WRITTEN REQUEST:
Word for word, print each line of the listing below; pictures stay out.

SOURCE EXCERPT:
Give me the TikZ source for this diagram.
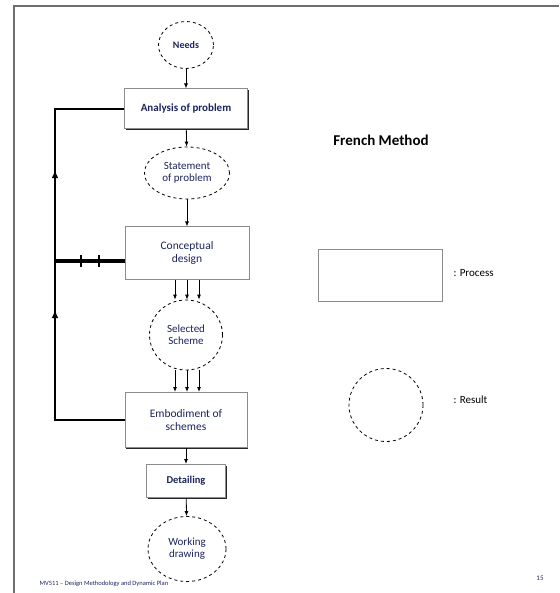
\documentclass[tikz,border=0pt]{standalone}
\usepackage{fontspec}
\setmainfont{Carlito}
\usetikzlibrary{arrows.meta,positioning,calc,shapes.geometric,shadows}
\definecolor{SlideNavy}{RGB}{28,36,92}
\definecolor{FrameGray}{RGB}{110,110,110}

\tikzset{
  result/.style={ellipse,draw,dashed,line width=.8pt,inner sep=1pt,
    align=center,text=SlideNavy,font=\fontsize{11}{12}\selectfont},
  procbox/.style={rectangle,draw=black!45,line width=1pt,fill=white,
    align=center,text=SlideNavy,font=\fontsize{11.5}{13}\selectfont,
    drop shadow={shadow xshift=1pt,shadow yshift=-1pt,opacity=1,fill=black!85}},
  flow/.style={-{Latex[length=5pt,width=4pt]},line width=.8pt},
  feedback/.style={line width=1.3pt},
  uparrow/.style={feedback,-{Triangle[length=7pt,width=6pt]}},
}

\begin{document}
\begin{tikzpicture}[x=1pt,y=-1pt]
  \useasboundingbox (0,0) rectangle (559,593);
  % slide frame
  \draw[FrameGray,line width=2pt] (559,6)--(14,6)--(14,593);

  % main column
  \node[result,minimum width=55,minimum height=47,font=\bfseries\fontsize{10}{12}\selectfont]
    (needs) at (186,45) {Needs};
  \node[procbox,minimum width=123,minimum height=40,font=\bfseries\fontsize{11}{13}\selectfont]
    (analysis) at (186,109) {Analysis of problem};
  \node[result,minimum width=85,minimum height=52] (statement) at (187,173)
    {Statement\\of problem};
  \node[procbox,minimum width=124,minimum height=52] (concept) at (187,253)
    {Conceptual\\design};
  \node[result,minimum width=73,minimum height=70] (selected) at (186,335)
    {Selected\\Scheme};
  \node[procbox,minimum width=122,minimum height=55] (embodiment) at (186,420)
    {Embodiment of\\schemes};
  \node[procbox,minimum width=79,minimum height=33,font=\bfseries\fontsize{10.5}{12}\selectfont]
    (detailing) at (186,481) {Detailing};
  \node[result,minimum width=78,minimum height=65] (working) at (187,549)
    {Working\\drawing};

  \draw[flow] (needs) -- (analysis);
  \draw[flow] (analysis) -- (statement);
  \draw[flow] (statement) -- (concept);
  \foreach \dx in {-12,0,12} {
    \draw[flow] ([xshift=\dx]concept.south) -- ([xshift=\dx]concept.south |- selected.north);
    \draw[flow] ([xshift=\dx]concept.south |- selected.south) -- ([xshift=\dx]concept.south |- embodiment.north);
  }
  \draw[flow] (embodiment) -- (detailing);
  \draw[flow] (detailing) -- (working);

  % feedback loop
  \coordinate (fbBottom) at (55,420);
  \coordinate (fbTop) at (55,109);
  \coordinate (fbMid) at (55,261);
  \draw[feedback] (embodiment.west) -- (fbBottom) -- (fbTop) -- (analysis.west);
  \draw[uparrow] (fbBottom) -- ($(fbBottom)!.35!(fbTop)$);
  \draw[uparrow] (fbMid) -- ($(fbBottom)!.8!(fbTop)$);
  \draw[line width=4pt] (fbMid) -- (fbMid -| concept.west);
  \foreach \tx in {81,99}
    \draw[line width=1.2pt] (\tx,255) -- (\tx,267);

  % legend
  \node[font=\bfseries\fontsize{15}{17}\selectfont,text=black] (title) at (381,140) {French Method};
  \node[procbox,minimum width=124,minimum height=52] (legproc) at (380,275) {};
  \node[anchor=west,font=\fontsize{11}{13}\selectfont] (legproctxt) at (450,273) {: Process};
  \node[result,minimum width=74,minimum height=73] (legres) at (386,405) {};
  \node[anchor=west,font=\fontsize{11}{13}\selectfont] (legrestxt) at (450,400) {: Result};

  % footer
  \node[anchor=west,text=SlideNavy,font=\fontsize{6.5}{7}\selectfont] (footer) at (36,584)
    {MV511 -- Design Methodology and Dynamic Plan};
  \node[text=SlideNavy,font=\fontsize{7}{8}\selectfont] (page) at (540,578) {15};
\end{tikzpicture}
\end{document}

ANSWER IN FULL:
Give me the TikZ source for this diagram.
\documentclass[tikz,border=0pt]{standalone}
\usepackage{fontspec}
\setmainfont{Carlito}
\usetikzlibrary{arrows.meta,positioning,calc,shapes.geometric,shadows}
\definecolor{SlideNavy}{RGB}{28,36,92}
\definecolor{FrameGray}{RGB}{110,110,110}

\tikzset{
  result/.style={ellipse,draw,dashed,line width=.8pt,inner sep=1pt,
    align=center,text=SlideNavy,font=\fontsize{11}{12}\selectfont},
  procbox/.style={rectangle,draw=black!45,line width=1pt,fill=white,
    align=center,text=SlideNavy,font=\fontsize{11.5}{13}\selectfont,
    drop shadow={shadow xshift=1pt,shadow yshift=-1pt,opacity=1,fill=black!85}},
  flow/.style={-{Latex[length=5pt,width=4pt]},line width=.8pt},
  feedback/.style={line width=1.3pt},
  uparrow/.style={feedback,-{Triangle[length=7pt,width=6pt]}},
}

\begin{document}
\begin{tikzpicture}[x=1pt,y=-1pt]
  \useasboundingbox (0,0) rectangle (559,593);
  % slide frame
  \draw[FrameGray,line width=2pt] (559,6)--(14,6)--(14,593);

  % main column
  \node[result,minimum width=55,minimum height=47,font=\bfseries\fontsize{10}{12}\selectfont]
    (needs) at (186,45) {Needs};
  \node[procbox,minimum width=123,minimum height=40,font=\bfseries\fontsize{11}{13}\selectfont]
    (analysis) at (186,109) {Analysis of problem};
  \node[result,minimum width=85,minimum height=52] (statement) at (187,173)
    {Statement\\of problem};
  \node[procbox,minimum width=124,minimum height=52] (concept) at (187,253)
    {Conceptual\\design};
  \node[result,minimum width=73,minimum height=70] (selected) at (186,335)
    {Selected\\Scheme};
  \node[procbox,minimum width=122,minimum height=55] (embodiment) at (186,420)
    {Embodiment of\\schemes};
  \node[procbox,minimum width=79,minimum height=33,font=\bfseries\fontsize{10.5}{12}\selectfont]
    (detailing) at (186,481) {Detailing};
  \node[result,minimum width=78,minimum height=65] (working) at (187,549)
    {Working\\drawing};

  \draw[flow] (needs) -- (analysis);
  \draw[flow] (analysis) -- (statement);
  \draw[flow] (statement) -- (concept);
  \foreach \dx in {-12,0,12} {
    \draw[flow] ([xshift=\dx]concept.south) -- ([xshift=\dx]concept.south |- selected.north);
    \draw[flow] ([xshift=\dx]concept.south |- selected.south) -- ([xshift=\dx]concept.south |- embodiment.north);
  }
  \draw[flow] (embodiment) -- (detailing);
  \draw[flow] (detailing) -- (working);

  % feedback loop
  \coordinate (fbBottom) at (55,420);
  \coordinate (fbTop) at (55,109);
  \coordinate (fbMid) at (55,261);
  \draw[feedback] (embodiment.west) -- (fbBottom) -- (fbTop) -- (analysis.west);
  \draw[uparrow] (fbBottom) -- ($(fbBottom)!.35!(fbTop)$);
  \draw[uparrow] (fbMid) -- ($(fbBottom)!.8!(fbTop)$);
  \draw[line width=4pt] (fbMid) -- (fbMid -| concept.west);
  \foreach \tx in {81,99}
    \draw[line width=1.2pt] (\tx,255) -- (\tx,267);

  % legend
  \node[font=\bfseries\fontsize{15}{17}\selectfont,text=black] (title) at (381,140) {French Method};
  \node[procbox,minimum width=124,minimum height=52] (legproc) at (380,275) {};
  \node[anchor=west,font=\fontsize{11}{13}\selectfont] (legproctxt) at (450,273) {: Process};
  \node[result,minimum width=74,minimum height=73] (legres) at (386,405) {};
  \node[anchor=west,font=\fontsize{11}{13}\selectfont] (legrestxt) at (450,400) {: Result};

  % footer
  \node[anchor=west,text=SlideNavy,font=\fontsize{6.5}{7}\selectfont] (footer) at (36,584)
    {MV511 -- Design Methodology and Dynamic Plan};
  \node[text=SlideNavy,font=\fontsize{7}{8}\selectfont] (page) at (540,578) {15};
\end{tikzpicture}
\end{document}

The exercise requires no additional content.